• What the task asks:
Return only the lines from the start of the records through the line that contains "import pandas as pd", inclusive; leave out all pictures.

※

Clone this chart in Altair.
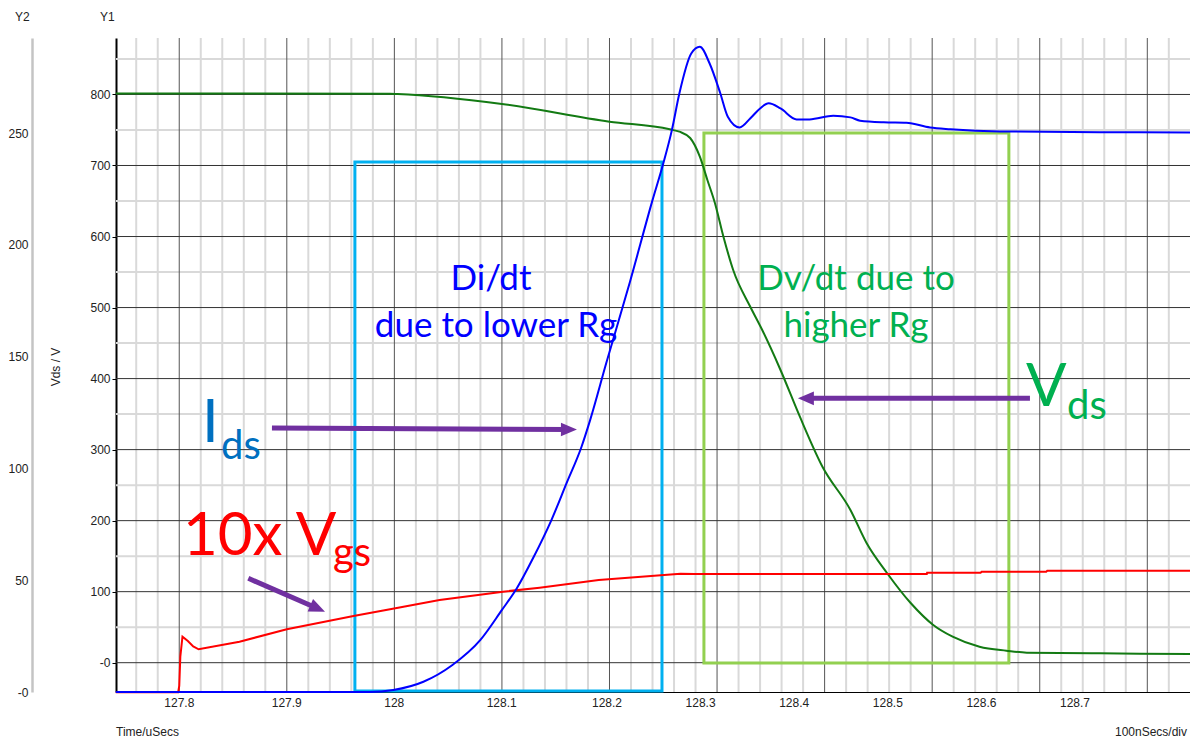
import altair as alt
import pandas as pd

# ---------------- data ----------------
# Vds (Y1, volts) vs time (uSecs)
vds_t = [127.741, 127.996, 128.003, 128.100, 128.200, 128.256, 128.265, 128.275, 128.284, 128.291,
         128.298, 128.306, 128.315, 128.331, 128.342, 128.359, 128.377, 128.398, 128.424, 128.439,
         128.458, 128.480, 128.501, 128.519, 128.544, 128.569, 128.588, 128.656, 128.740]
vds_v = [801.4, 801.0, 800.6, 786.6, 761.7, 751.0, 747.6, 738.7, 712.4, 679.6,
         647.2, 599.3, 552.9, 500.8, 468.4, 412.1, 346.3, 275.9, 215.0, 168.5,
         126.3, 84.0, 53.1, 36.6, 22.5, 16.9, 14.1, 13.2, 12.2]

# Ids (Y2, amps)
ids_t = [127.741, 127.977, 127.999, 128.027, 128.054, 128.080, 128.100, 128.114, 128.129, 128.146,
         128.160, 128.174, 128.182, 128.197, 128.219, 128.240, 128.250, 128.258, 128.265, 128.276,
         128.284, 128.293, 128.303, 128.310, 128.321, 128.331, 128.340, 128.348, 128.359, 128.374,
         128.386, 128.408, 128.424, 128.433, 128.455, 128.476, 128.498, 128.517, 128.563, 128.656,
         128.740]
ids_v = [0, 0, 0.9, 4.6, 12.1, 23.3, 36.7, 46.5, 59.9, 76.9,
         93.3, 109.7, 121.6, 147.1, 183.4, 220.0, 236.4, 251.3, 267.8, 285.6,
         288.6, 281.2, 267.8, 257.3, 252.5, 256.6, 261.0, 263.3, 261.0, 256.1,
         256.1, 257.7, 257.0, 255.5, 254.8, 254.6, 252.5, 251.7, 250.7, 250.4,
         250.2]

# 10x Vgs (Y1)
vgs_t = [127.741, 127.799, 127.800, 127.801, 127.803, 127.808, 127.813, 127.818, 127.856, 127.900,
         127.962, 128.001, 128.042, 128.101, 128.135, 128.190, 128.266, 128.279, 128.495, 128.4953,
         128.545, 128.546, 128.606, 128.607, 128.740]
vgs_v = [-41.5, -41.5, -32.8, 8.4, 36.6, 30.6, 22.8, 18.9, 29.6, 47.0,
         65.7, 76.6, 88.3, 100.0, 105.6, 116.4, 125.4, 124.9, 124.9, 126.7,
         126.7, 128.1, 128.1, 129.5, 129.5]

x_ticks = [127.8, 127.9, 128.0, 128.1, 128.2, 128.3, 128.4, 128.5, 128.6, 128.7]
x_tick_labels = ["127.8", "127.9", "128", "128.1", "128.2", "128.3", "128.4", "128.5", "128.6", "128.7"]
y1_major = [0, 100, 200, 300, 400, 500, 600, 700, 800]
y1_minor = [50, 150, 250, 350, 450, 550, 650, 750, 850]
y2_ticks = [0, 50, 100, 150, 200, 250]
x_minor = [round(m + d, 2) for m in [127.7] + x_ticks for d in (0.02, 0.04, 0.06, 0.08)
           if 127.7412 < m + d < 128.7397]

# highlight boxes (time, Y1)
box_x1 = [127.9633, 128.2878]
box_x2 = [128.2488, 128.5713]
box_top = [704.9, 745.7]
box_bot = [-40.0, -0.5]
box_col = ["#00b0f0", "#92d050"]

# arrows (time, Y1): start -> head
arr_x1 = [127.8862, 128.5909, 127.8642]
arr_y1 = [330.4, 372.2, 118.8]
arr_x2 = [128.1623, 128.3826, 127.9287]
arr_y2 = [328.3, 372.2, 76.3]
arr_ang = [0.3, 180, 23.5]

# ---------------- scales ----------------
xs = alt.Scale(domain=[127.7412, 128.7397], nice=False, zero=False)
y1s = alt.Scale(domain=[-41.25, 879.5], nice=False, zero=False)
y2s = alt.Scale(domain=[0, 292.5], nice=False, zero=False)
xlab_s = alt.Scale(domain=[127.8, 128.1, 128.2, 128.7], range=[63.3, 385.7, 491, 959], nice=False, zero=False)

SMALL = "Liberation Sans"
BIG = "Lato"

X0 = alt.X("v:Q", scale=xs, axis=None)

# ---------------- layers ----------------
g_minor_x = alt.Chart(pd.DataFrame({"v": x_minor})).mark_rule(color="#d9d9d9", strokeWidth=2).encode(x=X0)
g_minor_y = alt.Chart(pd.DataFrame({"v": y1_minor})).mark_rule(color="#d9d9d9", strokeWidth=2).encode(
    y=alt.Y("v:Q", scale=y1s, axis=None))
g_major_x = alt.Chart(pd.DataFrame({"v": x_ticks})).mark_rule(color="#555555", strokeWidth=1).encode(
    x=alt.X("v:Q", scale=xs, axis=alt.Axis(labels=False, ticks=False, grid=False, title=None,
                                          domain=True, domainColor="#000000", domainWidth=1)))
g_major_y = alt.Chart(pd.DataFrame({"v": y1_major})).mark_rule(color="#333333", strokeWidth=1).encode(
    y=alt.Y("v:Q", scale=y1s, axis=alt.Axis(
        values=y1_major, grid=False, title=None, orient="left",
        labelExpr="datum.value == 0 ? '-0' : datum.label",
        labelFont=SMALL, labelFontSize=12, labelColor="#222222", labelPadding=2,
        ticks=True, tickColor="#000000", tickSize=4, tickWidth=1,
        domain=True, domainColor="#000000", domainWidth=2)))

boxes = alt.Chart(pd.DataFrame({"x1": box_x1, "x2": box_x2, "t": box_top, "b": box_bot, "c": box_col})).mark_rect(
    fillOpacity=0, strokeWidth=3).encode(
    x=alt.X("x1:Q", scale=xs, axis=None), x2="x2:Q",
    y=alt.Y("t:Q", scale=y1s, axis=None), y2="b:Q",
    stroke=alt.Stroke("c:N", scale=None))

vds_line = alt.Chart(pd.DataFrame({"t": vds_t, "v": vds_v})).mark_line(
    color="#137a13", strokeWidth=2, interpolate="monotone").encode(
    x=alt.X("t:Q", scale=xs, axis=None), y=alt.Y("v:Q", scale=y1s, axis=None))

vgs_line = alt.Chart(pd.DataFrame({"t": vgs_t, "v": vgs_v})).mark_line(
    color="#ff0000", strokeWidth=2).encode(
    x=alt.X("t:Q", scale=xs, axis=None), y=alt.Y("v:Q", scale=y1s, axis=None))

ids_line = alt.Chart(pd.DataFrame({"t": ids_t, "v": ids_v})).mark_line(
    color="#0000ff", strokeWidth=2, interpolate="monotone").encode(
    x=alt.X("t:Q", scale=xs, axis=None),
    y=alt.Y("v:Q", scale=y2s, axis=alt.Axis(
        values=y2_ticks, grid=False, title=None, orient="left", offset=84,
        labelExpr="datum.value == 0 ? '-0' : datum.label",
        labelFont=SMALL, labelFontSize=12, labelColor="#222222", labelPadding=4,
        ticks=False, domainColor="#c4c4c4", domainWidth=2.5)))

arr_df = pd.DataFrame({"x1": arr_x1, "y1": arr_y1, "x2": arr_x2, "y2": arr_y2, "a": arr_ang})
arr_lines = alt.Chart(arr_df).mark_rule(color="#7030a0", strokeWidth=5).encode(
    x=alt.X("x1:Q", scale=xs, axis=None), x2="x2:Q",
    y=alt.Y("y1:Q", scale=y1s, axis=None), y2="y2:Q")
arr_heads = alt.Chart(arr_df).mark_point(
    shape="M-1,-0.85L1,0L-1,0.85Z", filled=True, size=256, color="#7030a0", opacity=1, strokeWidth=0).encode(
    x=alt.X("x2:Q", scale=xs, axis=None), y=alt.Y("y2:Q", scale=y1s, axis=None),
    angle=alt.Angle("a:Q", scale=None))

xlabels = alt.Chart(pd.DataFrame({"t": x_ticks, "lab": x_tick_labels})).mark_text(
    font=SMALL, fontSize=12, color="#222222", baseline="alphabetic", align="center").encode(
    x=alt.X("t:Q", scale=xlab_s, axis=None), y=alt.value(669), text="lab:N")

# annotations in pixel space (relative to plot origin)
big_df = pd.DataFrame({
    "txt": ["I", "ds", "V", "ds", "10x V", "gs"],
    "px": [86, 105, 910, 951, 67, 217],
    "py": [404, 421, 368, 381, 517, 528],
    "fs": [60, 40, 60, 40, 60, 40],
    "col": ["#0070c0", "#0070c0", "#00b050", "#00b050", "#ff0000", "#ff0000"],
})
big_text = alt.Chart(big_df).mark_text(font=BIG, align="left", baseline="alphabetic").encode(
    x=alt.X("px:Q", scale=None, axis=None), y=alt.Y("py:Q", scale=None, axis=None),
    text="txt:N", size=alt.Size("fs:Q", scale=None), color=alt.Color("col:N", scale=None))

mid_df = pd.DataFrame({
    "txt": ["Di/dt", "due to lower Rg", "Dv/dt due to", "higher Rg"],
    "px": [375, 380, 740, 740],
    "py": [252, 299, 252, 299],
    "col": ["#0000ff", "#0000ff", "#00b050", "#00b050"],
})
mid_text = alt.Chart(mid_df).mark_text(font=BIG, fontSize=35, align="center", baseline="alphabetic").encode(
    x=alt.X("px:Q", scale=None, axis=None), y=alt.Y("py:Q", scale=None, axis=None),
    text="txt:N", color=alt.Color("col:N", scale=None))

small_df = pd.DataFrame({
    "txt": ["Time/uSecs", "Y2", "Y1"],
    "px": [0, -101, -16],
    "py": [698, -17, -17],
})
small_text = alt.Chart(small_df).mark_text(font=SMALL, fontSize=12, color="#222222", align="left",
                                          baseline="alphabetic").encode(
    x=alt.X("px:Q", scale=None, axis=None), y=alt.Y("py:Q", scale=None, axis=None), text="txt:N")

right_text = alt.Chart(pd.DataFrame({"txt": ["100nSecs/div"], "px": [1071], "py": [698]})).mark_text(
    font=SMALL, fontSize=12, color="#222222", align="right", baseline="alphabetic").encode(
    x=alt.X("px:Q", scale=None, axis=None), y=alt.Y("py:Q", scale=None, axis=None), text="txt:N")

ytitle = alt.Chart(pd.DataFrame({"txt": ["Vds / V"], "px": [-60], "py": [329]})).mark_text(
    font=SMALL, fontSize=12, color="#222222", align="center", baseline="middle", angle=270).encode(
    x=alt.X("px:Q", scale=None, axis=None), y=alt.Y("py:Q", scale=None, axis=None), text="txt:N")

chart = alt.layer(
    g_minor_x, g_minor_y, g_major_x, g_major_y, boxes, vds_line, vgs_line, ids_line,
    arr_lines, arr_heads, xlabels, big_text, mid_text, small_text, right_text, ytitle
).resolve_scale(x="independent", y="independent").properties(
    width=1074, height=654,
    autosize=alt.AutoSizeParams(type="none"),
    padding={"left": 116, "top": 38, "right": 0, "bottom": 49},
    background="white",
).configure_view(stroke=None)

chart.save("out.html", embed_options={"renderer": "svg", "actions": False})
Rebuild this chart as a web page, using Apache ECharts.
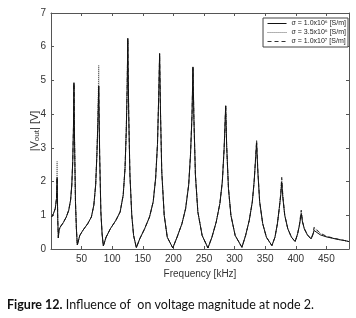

※

• Exercise result:
Clone this chart in Altair.
import altair as alt
import pandas as pd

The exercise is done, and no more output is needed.